TREATY OF PARIS
December 10, 1898 Treaty of Paris ends Spanish-American War
Someone once asked me, "If Filipinos were led by Gen. Emilio Aguinaldo together with Adm. George Dewey for the American forces, fought for Philippine Independence against the colonizer Spain and had already declared officially the birth of their independence as a Democratic/Republican country patterned to American system of government on June 12,1896, what democratic logic and right did the American Government have on pursuing the Treaty of Paris where the Philippines was sold for twenty million dollars on December 1898 without due respect, consultation and consent of the Filipino people?"
My reply was simply put...none. This interpretation has two fallacies. First, that Admiral George Dewey "fought for Philippine Independence." Second, that the United States recognized the validity of the new Filipino Government under General Emilio Aguinaldo. Nothing could have been further from the truth in either case.
John Foreman, American historian of the early Philippine-American War period stated that, "Aguinaldo and his inexperienced followers were so completely carried away by the humanitarian avowels of the greatest republic the world had seen that they willingly consented to cooperate with the Americans on mere verbal promises, instead of a written agreement which could be held binding on the U.S. Government." In fact, Aguinaldo in his book, "A Second Look At America," admits he naively believed that Dewey "acted in good faith" on behalf of the Filipinos.

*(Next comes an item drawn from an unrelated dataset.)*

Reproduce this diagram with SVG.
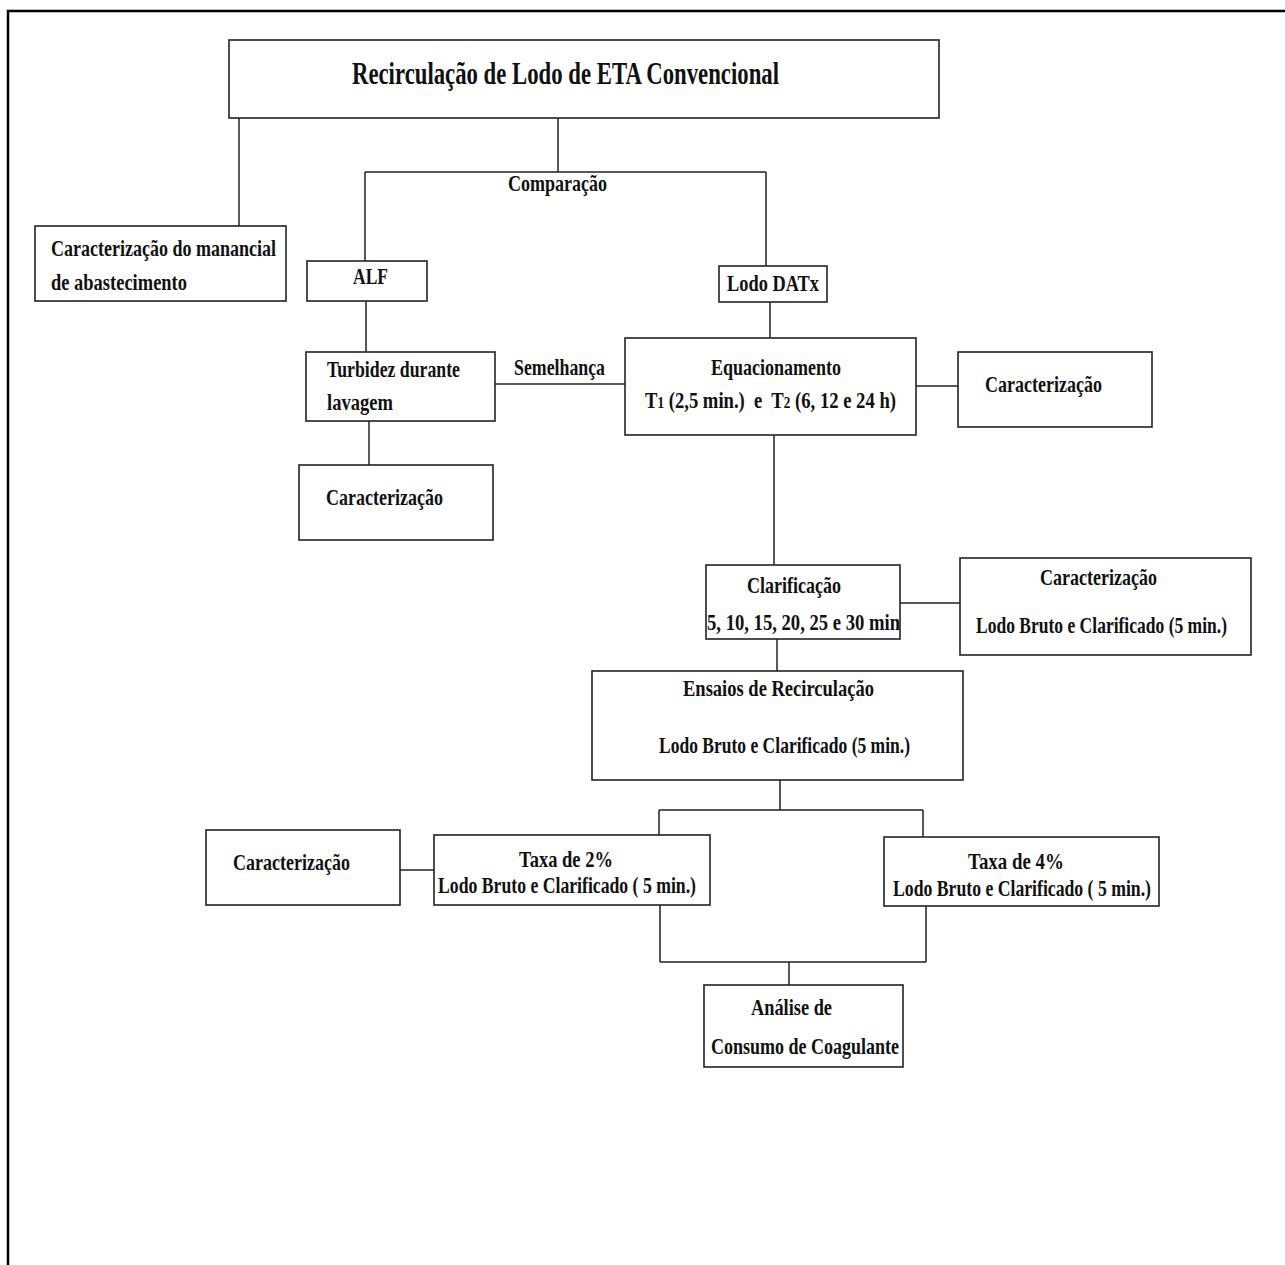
<svg xmlns="http://www.w3.org/2000/svg" width="1285" height="1265" viewBox="0 0 1285 1265">
<style>
.b{fill:#fff;stroke:#222;stroke-width:1.6}
.l{fill:none;stroke:#222;stroke-width:1.5}
text{font-family:"Liberation Serif","Times New Roman",serif;font-weight:bold;font-size:24px;fill:#111;stroke:none}
.t{font-size:31px}
.s{font-size:17px}
</style>
<rect width="1285" height="1265" fill="#fff"/>
<path d="M8 1265 V11 H1285" fill="none" stroke="#000" stroke-width="2.5"/>
<g id="connectors">
<path class="l" d="M239 118 V226"/>
<path class="l" d="M558 118 V172 M365 172 H766 M365 172 V261 M766 172 V266"/>
<path class="l" d="M366 301 V352"/>
<path class="l" d="M770 302 V338"/>
<path class="l" d="M495 384 H625"/>
<path class="l" d="M916 386 H958"/>
<path class="l" d="M369 421 V465"/>
<path class="l" d="M774 435 V565"/>
<path class="l" d="M900 603 H960"/>
<path class="l" d="M777 639 V671"/>
<path class="l" d="M780 780 V810 M659 810 H923 M659 810 V835 M923 810 V837"/>
<path class="l" d="M400 870 H434"/>
<path class="l" d="M660 905 V962 M926 906 V962 M660 962 H926 M789 962 V985"/>
<text x="508" y="191" textLength="99" lengthAdjust="spacingAndGlyphs">Comparação</text>
<text x="514" y="375" textLength="91" lengthAdjust="spacingAndGlyphs">Semelhança</text>
</g>
<g id="title"><rect class="b" x="229" y="40" width="710" height="78"/>
<text class="t" x="352" y="84" textLength="427" lengthAdjust="spacingAndGlyphs">Recirculação de Lodo de ETA Convencional</text></g>
<g id="manancial"><rect class="b" x="35" y="226" width="251" height="75"/>
<text x="51" y="256" textLength="225" lengthAdjust="spacingAndGlyphs">Caracterização do manancial</text>
<text x="51" y="290" textLength="136" lengthAdjust="spacingAndGlyphs">de abastecimento</text></g>
<g id="alf"><rect class="b" x="307" y="261" width="120" height="40"/>
<text x="353" y="284" textLength="35" lengthAdjust="spacingAndGlyphs">ALF</text></g>
<g id="datx"><rect class="b" x="719" y="266" width="108" height="36"/>
<text x="727" y="291" textLength="92" lengthAdjust="spacingAndGlyphs">Lodo DATx</text></g>
<g id="turbidez"><rect class="b" x="306" y="352" width="189" height="69"/>
<text x="327" y="377" textLength="133" lengthAdjust="spacingAndGlyphs">Turbidez durante</text>
<text x="327" y="410" textLength="66" lengthAdjust="spacingAndGlyphs">lavagem</text></g>
<g id="equacionamento"><rect class="b" x="625" y="338" width="291" height="97"/>
<text x="711" y="375" textLength="130" lengthAdjust="spacingAndGlyphs">Equacionamento</text>
<text x="645" y="408" textLength="251" lengthAdjust="spacingAndGlyphs" xml:space="preserve">T<tspan class="s">1</tspan> (2,5 min.)  e  T<tspan class="s">2</tspan> (6, 12 e 24 h)</text></g>
<g id="caract1"><rect class="b" x="958" y="352" width="194" height="75"/>
<text x="985" y="392" textLength="117" lengthAdjust="spacingAndGlyphs">Caracterização</text></g>
<g id="caract2"><rect class="b" x="299" y="465" width="194" height="75"/>
<text x="326" y="505" textLength="117" lengthAdjust="spacingAndGlyphs">Caracterização</text></g>
<g id="clarificacao"><rect class="b" x="706" y="565" width="194" height="74"/>
<text x="747" y="593" textLength="94" lengthAdjust="spacingAndGlyphs">Clarificação</text>
<text x="707" y="630" textLength="193" lengthAdjust="spacingAndGlyphs">5, 10, 15, 20, 25 e 30 min</text></g>
<g id="caract3"><rect class="b" x="960" y="558" width="291" height="97"/>
<text x="1040" y="585" textLength="117" lengthAdjust="spacingAndGlyphs">Caracterização</text>
<text x="976" y="633" textLength="251" lengthAdjust="spacingAndGlyphs">Lodo Bruto e Clarificado (5 min.)</text></g>
<g id="ensaios"><rect class="b" x="592" y="671" width="371" height="109"/>
<text x="683" y="696" textLength="191" lengthAdjust="spacingAndGlyphs">Ensaios de Recirculação</text>
<text x="659" y="753" textLength="251" lengthAdjust="spacingAndGlyphs">Lodo Bruto e Clarificado (5 min.)</text></g>
<g id="caract4"><rect class="b" x="206" y="830" width="194" height="75"/>
<text x="233" y="870" textLength="117" lengthAdjust="spacingAndGlyphs">Caracterização</text></g>
<g id="taxa2"><rect class="b" x="434" y="835" width="276" height="70"/>
<text x="519" y="867" textLength="94" lengthAdjust="spacingAndGlyphs">Taxa de 2%</text>
<text x="438" y="893" textLength="258" lengthAdjust="spacingAndGlyphs">Lodo Bruto e Clarificado ( 5 min.)</text></g>
<g id="taxa4"><rect class="b" x="884" y="837" width="275" height="69"/>
<text x="968" y="869" textLength="96" lengthAdjust="spacingAndGlyphs">Taxa de 4%</text>
<text x="893" y="896" textLength="258" lengthAdjust="spacingAndGlyphs">Lodo Bruto e Clarificado ( 5 min.)</text></g>
<g id="analise"><rect class="b" x="704" y="985" width="199" height="82"/>
<text x="751" y="1015" textLength="81" lengthAdjust="spacingAndGlyphs">Análise de</text>
<text x="711" y="1054" textLength="188" lengthAdjust="spacingAndGlyphs">Consumo de Coagulante</text></g>
</svg>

By this time, McKinley, driven by a new policy of imperialistic expansion and International Manifest Destiny had already decided on the fate of the Philippines and had never intended to recognize Philippine Independence. McKinley "controlled all the information coming from the Philippines. When he reported to the American people and the U.S. Senate that the Filipinos had attacked American troops in Manila, the U.S. Senate readily approved the Paris Treaty with the support of many misinformed Americans."
Aguinaldo did try to have his government recognized by the U.S. by first having "other foreign powers recognize its declaration of independence." Felipe Agoncillo and Felix Roxas were even sent to present the case of the Filipinos during the Paris negotiations.